Tribes are aligning with climate activists on very specific issues such as mutual opposition to oil pipelines that cut too close to Indians’ water supply, Jade Begay, a spokeswoman for the Indigenous Environmental Network, said in an interview with the Washington Examiner. But Indian tribes and environmentalists, she added, often disagree on issues like climate change and energy production.

“You could say that’s tokenizing indigenous people, and that’s something we are very much trying to get away from, and we criticized the environmental and the nonprofit world for doing that,” Begay said.

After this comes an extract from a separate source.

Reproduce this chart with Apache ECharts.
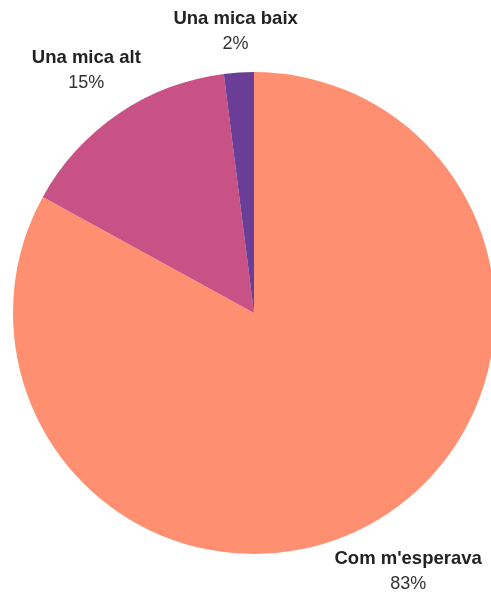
<!DOCTYPE html>
<html>
<head>
<meta charset="utf-8">
<script src="https://cdn.jsdelivr.net/npm/echarts@6/dist/echarts.min.js"></script>
<style>html,body{margin:0;padding:0;background:#fff;}#c{width:491px;height:593px;}</style>
</head>
<body>
<div id="c"></div>
<script>
const categories = ["Com m'esperava", "Una mica alt", "Una mica baix"];
const values = [83, 15, 2];
const colors = ['#fe9071', '#c85285', '#6a3d97'];

const labelShift = {0: [0, 6], 1: [2, 0], 2: [5, 11]};

const chart = echarts.init(document.getElementById('c'), null, {renderer: 'canvas'});
chart.setOption({
  animation: false,
  backgroundColor: '#ffffff',
  series: [{
    type: 'pie',
    center: [254, 313],
    radius: [0, 241],
    startAngle: 90,
    clockwise: true,
    percentPrecision: 0,
    avoidLabelOverlap: false,
    data: categories.map((c, i) => ({name: c, value: values[i], itemStyle: {color: colors[i]}})),
    itemStyle: {borderWidth: 0},
    label: {
      show: true,
      position: 'outside',
      formatter: '{n|{b}}\n{p|{d}%}',
      rich: {
        n: {fontFamily: 'Liberation Sans, Arial, sans-serif', fontWeight: 'bold', fontSize: 18.5, color: '#222', lineHeight: 25, align: 'center'},
        p: {fontFamily: 'Liberation Sans, Arial, sans-serif', fontSize: 18, color: '#333', lineHeight: 25, align: 'center'}
      }
    },
    labelLine: {show: false, length: 52, length2: 0},
    labelLayout: function (params) {
      const s = labelShift[params.dataIndex] || [0, 0];
      return {align: 'center', verticalAlign: 'middle', dx: s[0], dy: s[1] + (params.dataIndex === 2 ? 0 : 0)};
    }
  }]
});
</script>
</body>
</html>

Many Indian reservations, which have limited access to their own natural resources, have pushed and prodded Congress into allowing tribes to develop their own energy supply without government interference. Tribal lands hold nearly $1.5 trillion worth of natural resources, according to some estimates.

Recent reports from the Government Accountability Office show that the federal bureaucracy responsible for regulating tribal resources oftentimes suffer from terrible management and corruption. The reports have drawn outcries among some Indian groups who want control of their own lands.

Those living in the northern reaches of the Arctic National Wildlife Refuge (ANWR), for instance, have lobbied Congress for years hoping to get the right to drill for oil in a tiny portion of the refuge.

“We have thousands and thousands of acres of land that our people in the state of Alaska, especially in ANWR, have title to and [they] cannot even use that resource to enrich themselves,” Alaska State Rep. Benjamin Nageak, a Democrat said in a 2015 video.

Republican lawmakers have heeded the calls.

A GOP-backed bill — the Native American Energy Act — aims to give tribes more control over developing their natural resources, including coal, oil and renewables. It hasn’t gained much traction in the Senate, despite a strong push from Alaskan lawmakers.

Begay, meanwhile, argues environmentalist activists complicate these issues.

“Putting us on a flyer, or saying indigenous leader coming to their rally, or whatever … it’s tokenizing and using this identity to put out an idea that they’re working in collaboration” with tribes, she said. “Sometimes they are” genuinely trying to collaborate, “and sometimes they’re not.”

Energy analysts who supported the Dakota Access Pipeline – a multi-billion oil project that was opposed by Standing Rock Sioux, a tribal group affiliated with the Great Sioux Nation – believe that environmentalists merely struck while the iron was hot.

“Unfortunately … we’re seeing the environmental Left’s playbook is to co-opt some tribal leaders in an effort to thwart domestic energy production,” Craig Stevens, spokesman for the Midwest Alliance for Infrastructure Now coalition, told reporters recently. Steven’s group supports the DAPL.

Climate activists have essentially monopolized the DAPL issue, Stevens added.

“We saw this with [Dakota Access] when some tribes opposed the pipeline while others, like the Three Affiliated Tribes (Mandan, Hidatsa and Arikara Nation), financially benefited from it,” Stevens said in an email.